When these move in the right direction, contractor safety becomes predictable.

Making it practical without chaos

You don’t need a big program launch to improve contractor safety. Teams get better results by tightening one control point at a time and then connecting them.

A practical rollout often starts by clarifying induction types and tightening the gate log so it captures authorization context. Then you standardize a short handover structure that supervisors actually use.

Once the basics are stable, the value comes from connection: induction records influence entry permission, gate visibility supports emergency response, handovers reference permit status and open actions, and incident learning closes the loop through corrective actions.

This is also where connected digital workflows help, because training/induction records, workforce visibility, incident reporting, and action closure stay linked. When they live in separate registers and spreadsheets, teams spend energy reconciling data instead of controlling risk.

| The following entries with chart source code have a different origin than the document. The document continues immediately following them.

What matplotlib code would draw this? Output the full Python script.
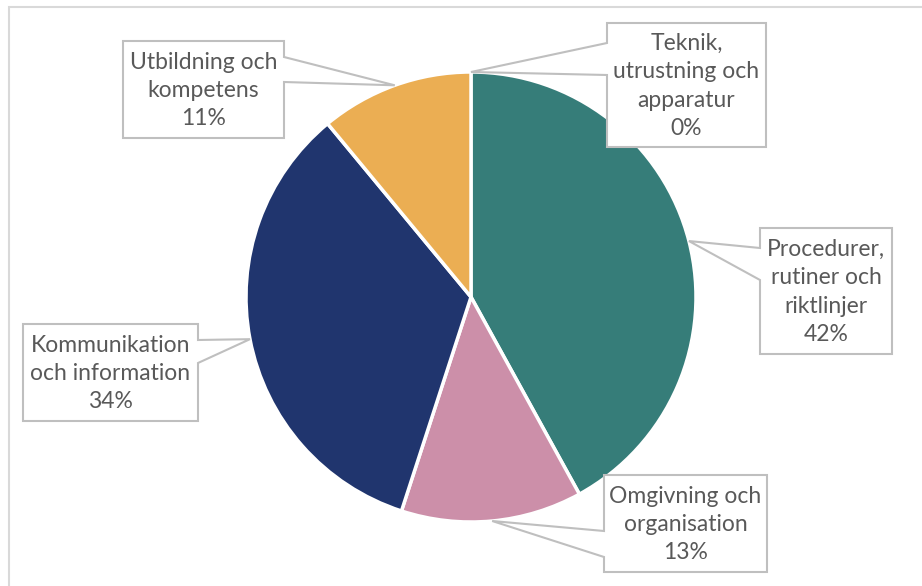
import numpy as np
import matplotlib
matplotlib.use('Agg')
import matplotlib.pyplot as plt
from matplotlib.patches import Polygon, Rectangle

plt.rcParams['font.family'] = ['Lato', 'DejaVu Sans']

categories = ['Teknik,\nutrustning och\napparatur',
              'Procedurer,\nrutiner och\nriktlinjer',
              'Omgivning och\norganisation',
              'Kommunikation\noch information',
              'Utbildning och\nkompetens']
shares = [0, 42, 13, 34, 11]
colors = ['#7F7F7F', '#367D79', '#CC8FA9', '#20356E', '#EBAE53']

W, H = 922, 586
TEXT = '#595959'
EDGE = '#BFBFBF'

# callout boxes in pixel coords: left, top, right, bottom, side of pointer, pointer base y0, y1
boxes = [
    (607, 23, 766, 147, 'left', 43, 75),
    (760, 228, 892, 354, 'left', 248, 280),
    (604, 475, 767, 572, 'left', 531, 557),
    (23, 324, 198, 421, 'right', 340, 363),
    (123, 41, 284, 138, 'right', 57, 82),
]


def px(x, y):
    return x, H - y


fig = plt.figure(figsize=(W / 100, H / 100), dpi=100)
ax = fig.add_axes([0, 0, 1, 1])

# chart area border (only top and left are within the frame)
ax.add_patch(Rectangle(px(9, 600), 1000, 593, fill=False, ec='#D9D9D9', lw=1.5))

cx, cy = px(471, 297)
r = 225
wedges, _ = ax.pie(shares, colors=colors, startangle=90, counterclock=False,
                   center=(cx, cy), radius=r, frame=True,
                   wedgeprops=dict(edgecolor='white', linewidth=2.5))
ax.set_xlim(0, W)
ax.set_ylim(0, H)
ax.set_aspect('equal')
ax.axis('off')

total = sum(shares)
for w, label, val, box in zip(wedges, categories, shares, boxes):
    mid = np.deg2rad((w.theta1 + w.theta2) / 2)
    tip = (cx + r * np.cos(mid), cy + r * np.sin(mid))
    l, t, rr, b, side, y0, y1 = box
    if side == 'left':
        verts = [px(l, t), px(rr, t), px(rr, b), px(l, b), px(l, y1), tip, px(l, y0)]
    else:
        verts = [px(l, t), px(rr, t), px(rr, y0), tip, px(rr, y1), px(rr, b), px(l, b)]
    ax.add_patch(Polygon(verts, closed=True, fc='white', ec=EDGE, lw=1.5, zorder=3))
    pct = f'{round(100 * val / total)}%'
    ax.text(*px((l + rr) / 2, (t + b) / 2 + 1), f'{label}\n{pct}', ha='center', va='center',
            color=TEXT, fontsize=16.5, linespacing=1.42, zorder=4)

fig.savefig('out.png', dpi=100)
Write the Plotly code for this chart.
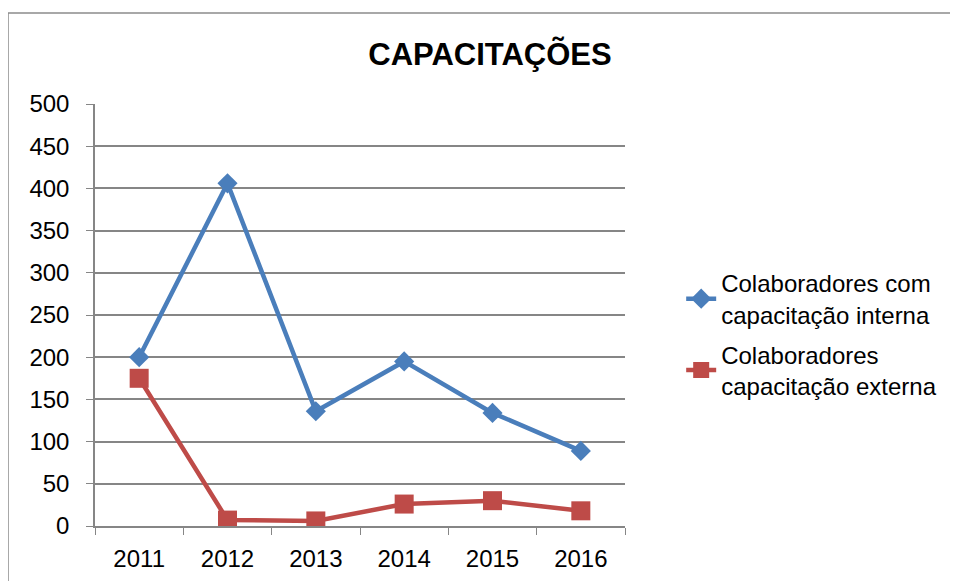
import plotly.graph_objects as go

years = ["2011", "2012", "2013", "2014", "2015", "2016"]
interna = [200, 406, 136, 195, 134, 89]
externa = [175, 7, 6, 26, 30, 18]
name_interna = "Colaboradores com<br>capacitação interna"
name_externa = "Colaboradores<br>capacitação externa"
title_text = "CAPACITAÇÕES"

FONT = "Liberation Sans, Arial, sans-serif"

fig = go.Figure()
fig.add_trace(go.Scatter(
    x=years, y=interna, name=name_interna, mode="lines+markers", legendgroup="a",
    line=dict(color="#4A7EBB", width=4.5),
    marker=dict(symbol="diamond", size=15.5, color="#4A7EBB"),
))
fig.add_trace(go.Scatter(
    x=years, y=externa, name=name_externa, mode="lines+markers", legendgroup="b",
    line=dict(color="#BE4B48", width=4.5),
    marker=dict(symbol="square", size=19, color="#BE4B48"),
))

fig.update_layout(
    width=958, height=581,
    margin=dict(l=87, r=341, t=96, b=63),
    paper_bgcolor="white", plot_bgcolor="white",
    font=dict(family=FONT, size=24, color="black"),
    title=dict(text="<b>" + title_text + "</b>", x=482 / 958, xref="container", xanchor="center",
               y=1 - 46 / 581, yref="container", yanchor="middle",
               font=dict(family=FONT, size=31, color="black")),
    showlegend=True,
    legend=dict(x=1.106, y=0.628, xanchor="left", yanchor="top",
                font=dict(family=FONT, size=24, color="black"),
                bgcolor="rgba(0,0,0,0)", tracegroupgap=6),
    xaxis=dict(type="category", tickson="boundaries", ticks="outside", ticklen=7,
               tickcolor="#868686", showline=True, linecolor="#868686", linewidth=1.5,
               showgrid=False, tickfont=dict(size=24), range=[-0.5, 5.5],
               ticklabelstandoff=10),
    yaxis=dict(range=[0, 500], dtick=50, ticks="outside", ticklen=7, tickcolor="#868686",
               showline=True, linecolor="#868686", linewidth=1.5,
               showgrid=True, gridcolor="#868686", gridwidth=1.5,
               zeroline=False, tickfont=dict(size=24), ticklabelstandoff=12),
)

fig.add_shape(type="rect", xref="paper", yref="paper",
              x0=(0 - 87) / 530, x1=2.0, y0=-0.5, y1=(518 - 5) / 422,
              line=dict(color="#8C8C8C", width=1.5), layer="below")

fig.write_html("out.html")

If your operations use a connected HSE system like OQSHA, the benefit is simple: induction, attendance/workforce visibility, incidents, and actions sit in one chain—so contractor safety isn’t dependent on manual cross-checks.

Contractor safety is a system, not a reminder

Contractor safety becomes reliable when three basics work as one connected control system.

Induction builds readiness for the actual site and actual work.

Gate logs provide live visibility with authorization context.

Handovers transfer control of risk across shifts and rotating crews.

When these are connected, you reduce preventable entry gaps, limit unplanned visitor exposure, and keep high-risk work under control—consistently, across the whole day.